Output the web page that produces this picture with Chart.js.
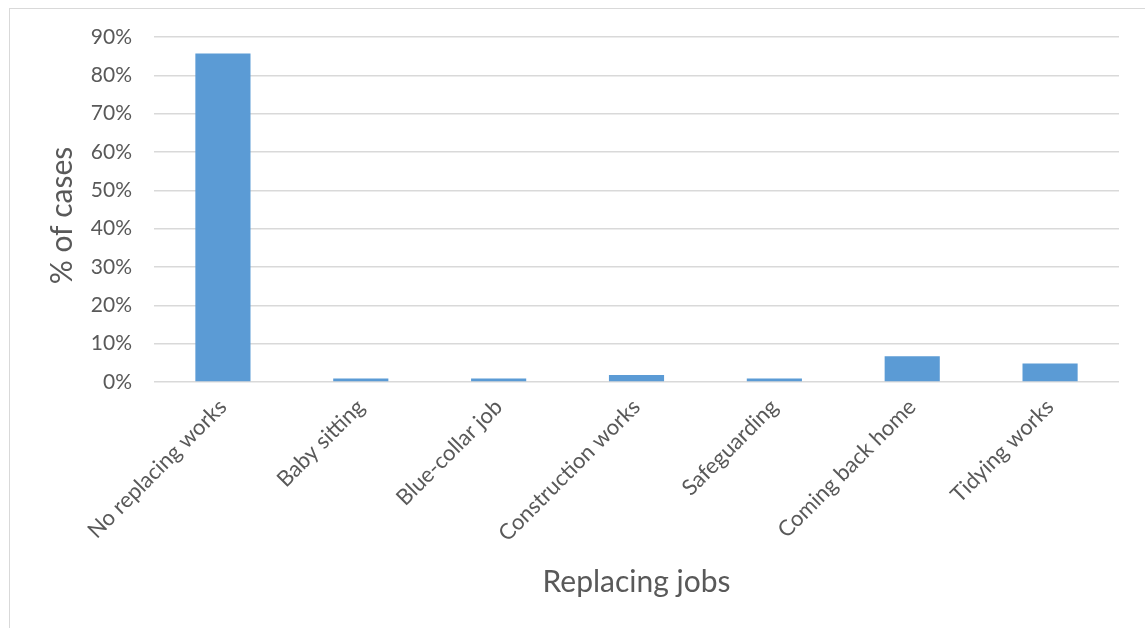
<!DOCTYPE html>
<html>
<head>
<meta charset="utf-8">
<script src="https://cdn.jsdelivr.net/npm/chart.js@4"></script>
<style>
  html, body { margin: 0; padding: 0; background: #fff; }
  #frame {
    position: absolute; left: 9px; top: 8px;
    width: 1136px; height: 620px;
    border-left: 1px solid #d9d9d9; border-top: 1px solid #d9d9d9;
  }
  #chart { display: block; }
</style>
</head>
<body>
<div id="frame"><canvas id="chart" width="1135" height="619"></canvas></div>
<script>
const jobs = ['No replacing works', 'Baby sitting', 'Blue-collar job', 'Construction works',
              'Safeguarding', 'Coming back home', 'Tidying works'];
const shareOfCases = [85.7, 0.9, 0.9, 1.8, 0.9, 6.7, 4.8];
const yTicks = [0, 10, 20, 30, 40, 50, 60, 70, 80, 90];
const yTitle = '% of cases';

const font = 'Lato, "Open Sans", sans-serif';
const grey = '#595959';

// vertical axis title, just below the middle of the plot
const yTitlePlugin = {
  id: 'yTitle',
  afterDraw(chart) {
    const { ctx, chartArea } = chart;
    ctx.save();
    ctx.translate(52, (chartArea.top + chartArea.bottom) / 2 + 6);
    ctx.rotate(-Math.PI / 2);
    ctx.font = '30px ' + font;
    ctx.fillStyle = grey;
    ctx.textAlign = 'center';
    ctx.textBaseline = 'middle';
    ctx.fillText(yTitle, 0, 0);
    ctx.restore();
  }
};

new Chart(document.getElementById('chart'), {
  type: 'bar',
  data: {
    labels: jobs,
    datasets: [{
      data: shareOfCases,
      backgroundColor: '#5b9bd5',
      categoryPercentage: 1,
      barPercentage: 0.4
    }]
  },
  plugins: [yTitlePlugin],
  options: {
    responsive: false,
    animation: false,
    layout: { padding: { top: 28, right: 26, bottom: 0, left: 0 } },
    plugins: { legend: { display: false }, tooltip: { enabled: false } },
    scales: {
      x: {
        grid: { display: false },
        border: { display: false },
        ticks: {
          color: grey, font: { family: font, size: 22 },
          minRotation: 45, maxRotation: 45, padding: 4
        },
        title: {
          display: true, text: 'Replacing jobs', color: grey,
          font: { family: font, size: 30 }, padding: { top: 0, bottom: 28 }
        },
        afterFit: (s) => { s.height = 246; }
      },
      y: {
        min: 0, max: 90,
        afterBuildTicks: (s) => { s.ticks = yTicks.map(v => ({ value: v })); },
        grid: { color: '#d9d9d9', lineWidth: 1.5, drawTicks: false },
        border: { display: false },
        ticks: {
          color: grey, font: { family: font, size: 21 }, padding: 22,
          callback: (v) => v + '%'
        },
        afterFit: (s) => { s.width = 144; s.paddingTop = 0; s.paddingBottom = 0; }
      }
    }
  }
});
</script>
</body>
</html>
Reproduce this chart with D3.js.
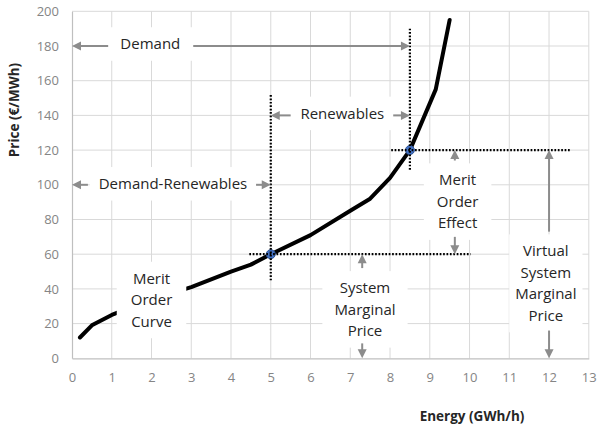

▸ **Work to do**
Reproduce each line of the entries in which the word "this" is found.

▸ **Exercise solution**
Output the web page that produces this picture with Chart.js.
Reproduce this chart with D3.js.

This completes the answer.